> EXERCISE DETAILS: Take the lines of the data below from the very first through the line containing "ax.barh(y + h" and output them exactly, pictures excluded.

* begin DATASET SECTION *

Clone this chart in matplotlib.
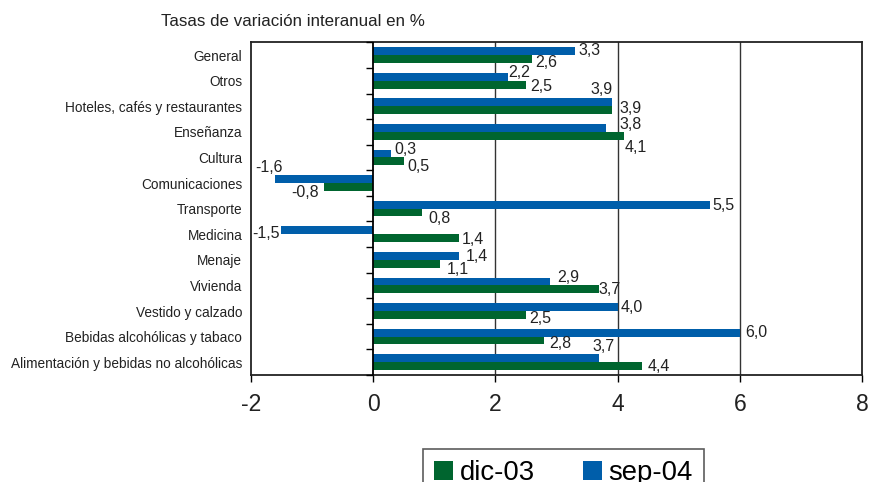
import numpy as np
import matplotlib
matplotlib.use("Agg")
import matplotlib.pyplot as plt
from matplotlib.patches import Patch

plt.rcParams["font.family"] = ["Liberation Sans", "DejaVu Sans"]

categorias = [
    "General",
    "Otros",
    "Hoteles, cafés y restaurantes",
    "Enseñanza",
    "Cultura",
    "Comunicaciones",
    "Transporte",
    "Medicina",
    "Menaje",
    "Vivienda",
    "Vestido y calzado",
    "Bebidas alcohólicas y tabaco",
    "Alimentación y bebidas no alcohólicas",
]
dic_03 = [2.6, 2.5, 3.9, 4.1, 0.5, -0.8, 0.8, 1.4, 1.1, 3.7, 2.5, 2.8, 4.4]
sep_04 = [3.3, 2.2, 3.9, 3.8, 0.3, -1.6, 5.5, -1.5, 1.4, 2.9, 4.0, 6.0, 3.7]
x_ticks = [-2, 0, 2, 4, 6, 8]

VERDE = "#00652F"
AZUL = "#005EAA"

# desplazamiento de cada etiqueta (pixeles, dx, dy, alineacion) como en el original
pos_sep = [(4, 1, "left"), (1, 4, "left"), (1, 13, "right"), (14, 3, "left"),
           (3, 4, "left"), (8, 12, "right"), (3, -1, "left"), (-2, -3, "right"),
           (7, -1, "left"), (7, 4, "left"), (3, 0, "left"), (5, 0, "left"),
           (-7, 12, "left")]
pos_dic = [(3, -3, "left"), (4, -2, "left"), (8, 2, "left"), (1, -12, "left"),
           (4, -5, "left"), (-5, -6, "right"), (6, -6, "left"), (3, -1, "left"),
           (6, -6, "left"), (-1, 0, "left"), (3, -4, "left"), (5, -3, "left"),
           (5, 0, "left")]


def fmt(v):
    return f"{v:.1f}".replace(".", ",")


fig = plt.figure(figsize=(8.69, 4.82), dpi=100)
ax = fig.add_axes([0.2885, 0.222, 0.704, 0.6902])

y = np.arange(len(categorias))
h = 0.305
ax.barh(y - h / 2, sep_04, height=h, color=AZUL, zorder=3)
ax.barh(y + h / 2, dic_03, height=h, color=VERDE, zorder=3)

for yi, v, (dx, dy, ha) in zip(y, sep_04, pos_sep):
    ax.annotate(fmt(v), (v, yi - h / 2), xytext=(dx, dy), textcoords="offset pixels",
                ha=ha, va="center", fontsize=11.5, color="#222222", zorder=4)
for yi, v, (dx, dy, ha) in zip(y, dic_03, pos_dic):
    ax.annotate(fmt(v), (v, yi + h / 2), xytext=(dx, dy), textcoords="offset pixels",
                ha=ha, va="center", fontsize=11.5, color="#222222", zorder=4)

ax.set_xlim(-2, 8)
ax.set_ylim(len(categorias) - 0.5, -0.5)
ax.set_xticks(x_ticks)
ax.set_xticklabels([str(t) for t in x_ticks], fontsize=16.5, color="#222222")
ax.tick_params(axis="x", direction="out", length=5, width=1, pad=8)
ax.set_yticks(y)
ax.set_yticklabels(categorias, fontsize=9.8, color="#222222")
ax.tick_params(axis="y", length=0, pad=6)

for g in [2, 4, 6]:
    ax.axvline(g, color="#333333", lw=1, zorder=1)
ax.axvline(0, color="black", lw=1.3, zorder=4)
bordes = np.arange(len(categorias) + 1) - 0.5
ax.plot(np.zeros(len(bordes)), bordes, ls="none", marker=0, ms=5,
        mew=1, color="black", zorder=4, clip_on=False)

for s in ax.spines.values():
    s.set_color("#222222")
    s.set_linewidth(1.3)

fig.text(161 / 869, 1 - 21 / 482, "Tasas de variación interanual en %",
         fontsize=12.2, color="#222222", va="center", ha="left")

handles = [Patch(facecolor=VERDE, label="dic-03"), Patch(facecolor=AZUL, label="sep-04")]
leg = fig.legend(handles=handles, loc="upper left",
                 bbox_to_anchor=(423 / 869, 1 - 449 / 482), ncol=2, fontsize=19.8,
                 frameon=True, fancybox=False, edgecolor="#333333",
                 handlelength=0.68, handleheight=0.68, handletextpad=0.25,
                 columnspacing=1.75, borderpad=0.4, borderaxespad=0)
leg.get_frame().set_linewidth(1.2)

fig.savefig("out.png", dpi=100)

* end DATASET SECTION *

> ANSWER BELOW:
Clone this chart in matplotlib.
import numpy as np
import matplotlib
matplotlib.use("Agg")
import matplotlib.pyplot as plt
from matplotlib.patches import Patch

plt.rcParams["font.family"] = ["Liberation Sans", "DejaVu Sans"]

categorias = [
    "General",
    "Otros",
    "Hoteles, cafés y restaurantes",
    "Enseñanza",
    "Cultura",
    "Comunicaciones",
    "Transporte",
    "Medicina",
    "Menaje",
    "Vivienda",
    "Vestido y calzado",
    "Bebidas alcohólicas y tabaco",
    "Alimentación y bebidas no alcohólicas",
]
dic_03 = [2.6, 2.5, 3.9, 4.1, 0.5, -0.8, 0.8, 1.4, 1.1, 3.7, 2.5, 2.8, 4.4]
sep_04 = [3.3, 2.2, 3.9, 3.8, 0.3, -1.6, 5.5, -1.5, 1.4, 2.9, 4.0, 6.0, 3.7]
x_ticks = [-2, 0, 2, 4, 6, 8]

VERDE = "#00652F"
AZUL = "#005EAA"

# desplazamiento de cada etiqueta (pixeles, dx, dy, alineacion) como en el original
pos_sep = [(4, 1, "left"), (1, 4, "left"), (1, 13, "right"), (14, 3, "left"),
           (3, 4, "left"), (8, 12, "right"), (3, -1, "left"), (-2, -3, "right"),
           (7, -1, "left"), (7, 4, "left"), (3, 0, "left"), (5, 0, "left"),
           (-7, 12, "left")]
pos_dic = [(3, -3, "left"), (4, -2, "left"), (8, 2, "left"), (1, -12, "left"),
           (4, -5, "left"), (-5, -6, "right"), (6, -6, "left"), (3, -1, "left"),
           (6, -6, "left"), (-1, 0, "left"), (3, -4, "left"), (5, -3, "left"),
           (5, 0, "left")]


def fmt(v):
    return f"{v:.1f}".replace(".", ",")


fig = plt.figure(figsize=(8.69, 4.82), dpi=100)
ax = fig.add_axes([0.2885, 0.222, 0.704, 0.6902])

y = np.arange(len(categorias))
h = 0.305
ax.barh(y - h / 2, sep_04, height=h, color=AZUL, zorder=3)
ax.barh(y + h / 2, dic_03, height=h, color=VERDE, zorder=3)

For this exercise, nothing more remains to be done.